Pip Beck, a telephone operator at the base, described her reaction to the arrival of the first of the new bombers. ‘I stared in astonishment at this formidable and beautiful aircraft, cockpit as high as the balcony on which I stood and a great spread of wings with four enormous engines. Its lines were sleek and graceful, yet there was an enormous feeling of power about it. It looked so right after the clumsiness of the Manchester.’

 With the arrival of the Lancaster, the RAF’s bombing war now started in earnest.
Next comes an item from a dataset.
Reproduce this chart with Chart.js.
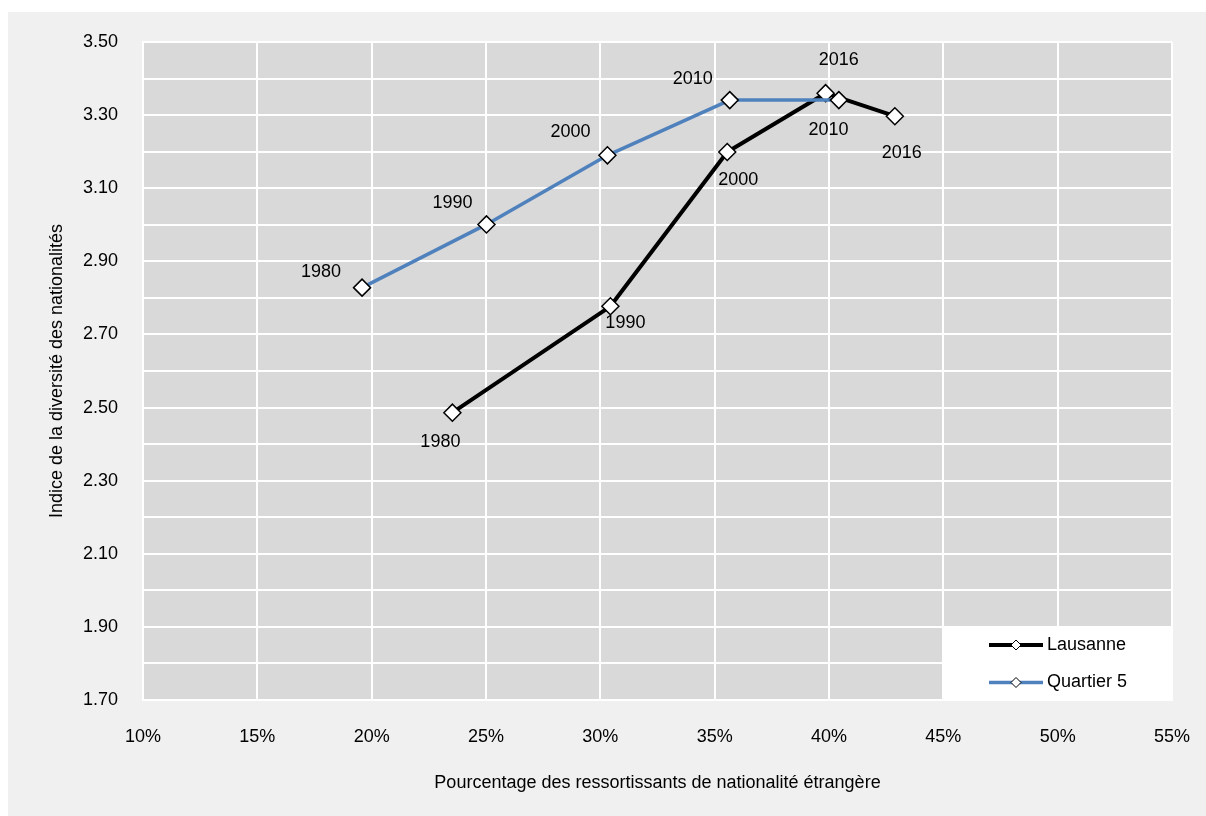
<!DOCTYPE html>
<html>
<head>
<meta charset="utf-8">
<script src="https://cdn.jsdelivr.net/npm/chart.js@4/dist/chart.umd.min.js"></script>
<style>
  html, body { margin: 0; padding: 0; background: #fff; }
  canvas { display: block; }
</style>
</head>
<body>
<canvas id="chart" width="1206" height="816"></canvas>
<script>
// years shown next to each point
const years = ['1980', '1990', '2000', '2010', '2016'];

// Lausanne: % of foreign nationals / diversity index
const lausanneX = [23.53, 30.44, 35.55, 39.85, 42.88];
const lausanneY = [2.486, 2.777, 3.199, 3.360, 3.297];

// Quartier 5
const quartierX = [19.58, 25.02, 30.31, 35.66, 40.43];
const quartierY = [2.828, 3.001, 3.190, 3.341, 3.341];

const seriesNames = ['Lausanne', 'Quartier 5'];

const FONT = "'Liberation Sans Narrow', 'Arial Narrow', 'Liberation Sans', Arial, sans-serif";
const FS = 18;

function toPoints(xs, ys) {
    return xs.map((x, i) => ({x: x, y: ys[i]}));
}

// where each year label sits relative to its point (px)
const labelOffsets = [
    [[-12, 29], [15, 17], [11, 28], [3, 37], [7, 37]],
    [[-41, -16], [-34, -21], [-37, -23], [-37, -21], [0, -40]]
];

const backgroundPlugin = {
    id: 'bg',
    beforeDraw(chart) {
        const ctx = chart.ctx;
        const a = chart.chartArea;
        ctx.save();
        ctx.fillStyle = '#ffffff';
        ctx.fillRect(0, 0, chart.width, chart.height);
        ctx.fillStyle = '#f0f0f0';
        ctx.fillRect(8, 12, chart.width - 8, chart.height - 12);
        ctx.fillStyle = '#d9d9d9';
        ctx.fillRect(a.left, a.top, a.right - a.left, a.bottom - a.top);
        ctx.restore();
    }
};

const yearLabelPlugin = {
    id: 'yearLabels',
    afterDatasetsDraw(chart) {
        const ctx = chart.ctx;
        ctx.save();
        ctx.font = FS + 'px ' + FONT;
        ctx.fillStyle = '#000';
        ctx.textAlign = 'center';
        ctx.textBaseline = 'middle';
        chart.data.datasets.forEach((ds, di) => {
            const meta = chart.getDatasetMeta(di);
            meta.data.forEach((pt, i) => {
                const off = labelOffsets[di][i];
                ctx.fillText(years[i], pt.x + off[0], pt.y + off[1]);
            });
        });
        ctx.restore();
    }
};

const legendPlugin = {
    id: 'boxLegend',
    afterDraw(chart) {
        const ctx = chart.ctx;
        const a = chart.chartArea;
        const boxL = a.right - 230, boxT = a.bottom - 73;
        ctx.save();
        ctx.fillStyle = '#ffffff';
        ctx.fillRect(boxL, boxT, a.right - boxL, a.bottom - boxT);
        ctx.font = FS + 'px ' + FONT;
        ctx.textBaseline = 'middle';
        ctx.textAlign = 'left';
        chart.data.datasets.forEach((ds, i) => {
            const y = boxT + 18 + i * 37.5;
            const x0 = boxL + 47, x1 = boxL + 101;
            ctx.strokeStyle = ds.borderColor;
            ctx.lineWidth = ds.borderWidth;
            ctx.beginPath();
            ctx.moveTo(x0, y);
            ctx.lineTo(x1, y);
            ctx.stroke();
            const cx = (x0 + x1) / 2, r = 5;
            ctx.beginPath();
            ctx.moveTo(cx - r, y);
            ctx.lineTo(cx, y - r);
            ctx.lineTo(cx + r, y);
            ctx.lineTo(cx, y + r);
            ctx.closePath();
            ctx.fillStyle = '#fff';
            ctx.fill();
            ctx.strokeStyle = '#000';
            ctx.lineWidth = 1;
            ctx.stroke();
            ctx.fillStyle = '#000';
            ctx.fillText(ds.label, x1 + 4, y);
        });
        ctx.restore();
    }
};

const ctx = document.getElementById('chart').getContext('2d');
const chart = new Chart(ctx, {
    type: 'line',
    data: {
        datasets: [{
            label: seriesNames[0],
            data: toPoints(lausanneX, lausanneY),
            borderColor: '#000000',
            borderWidth: 4,
            borderJoinStyle: 'round',
            pointStyle: 'rectRot',
            pointRadius: 8.5,
            pointBackgroundColor: '#ffffff',
            pointBorderColor: '#000000',
            pointBorderWidth: 1.5,
            fill: false,
            order: 1
        }, {
            label: seriesNames[1],
            data: toPoints(quartierX, quartierY),
            borderColor: '#4f81bd',
            borderWidth: 3.5,
            borderJoinStyle: 'round',
            pointStyle: 'rectRot',
            pointRadius: 8.5,
            pointBackgroundColor: '#ffffff',
            pointBorderColor: '#000000',
            pointBorderWidth: 1.5,
            fill: false,
            order: 0
        }]
    },
    options: {
        responsive: false,
        animation: false,
        layout: { padding: { left: 0, top: 42, right: 34, bottom: 0 } },
        plugins: {
            legend: { display: false },
            tooltip: { enabled: false }
        },
        scales: {
            x: {
                type: 'linear',
                min: 10,
                max: 55,
                afterFit(scale) {
                    scale.height = 116;
                    scale.paddingLeft = 0;
                    scale.paddingRight = 0;
                },
                grid: { color: '#ffffff', lineWidth: 2, drawTicks: false },
                border: { color: '#ffffff', width: 2 },
                ticks: {
                    stepSize: 5,
                    padding: 26,
                    color: '#000',
                    font: { family: FONT, size: FS },
                    callback: v => v + '%'
                },
                title: {
                    display: true,
                    text: 'Pourcentage des ressortissants de nationalité étrangère',
                    color: '#000',
                    font: { family: FONT, size: FS },
                    padding: { top: 0, bottom: 22 }
                }
            },
            y: {
                min: 1.7,
                max: 3.5,
                afterFit(scale) { scale.width = 143; },
                grid: { color: '#ffffff', lineWidth: 2, drawTicks: false },
                border: { color: '#ffffff', width: 2 },
                ticks: {
                    stepSize: 0.1,
                    padding: 25,
                    color: '#000',
                    font: { family: FONT, size: FS },
                    autoSkip: false,
                    callback: v => (Math.round(v * 10) % 2 === 1 ? v.toFixed(2) : '')
                },
                title: {
                    display: true,
                    text: 'Indice de la diversité des nationalités',
                    color: '#000',
                    font: { family: FONT, size: FS },
                    padding: { top: 46, bottom: 0 }
                }
            }
        }
    },
    plugins: [backgroundPlugin, yearLabelPlugin, legendPlugin]
});
</script>
</body>
</html>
Under Harris’s uncompromising command, it was a fight waged with ruthlessness, as shown in the assaults on cities such as Hamburg in July 1943, which left 45,000 Germans dead, and Dresden in February 1945, where around 25,000 were killed.

Harris had no doubts about the morality of campaign, given the savage nature of the Nazi enemy. ‘They have sewn the wind, and they shall reap the whirlwind,’ he had said in November 1940 at the height of the Blitz.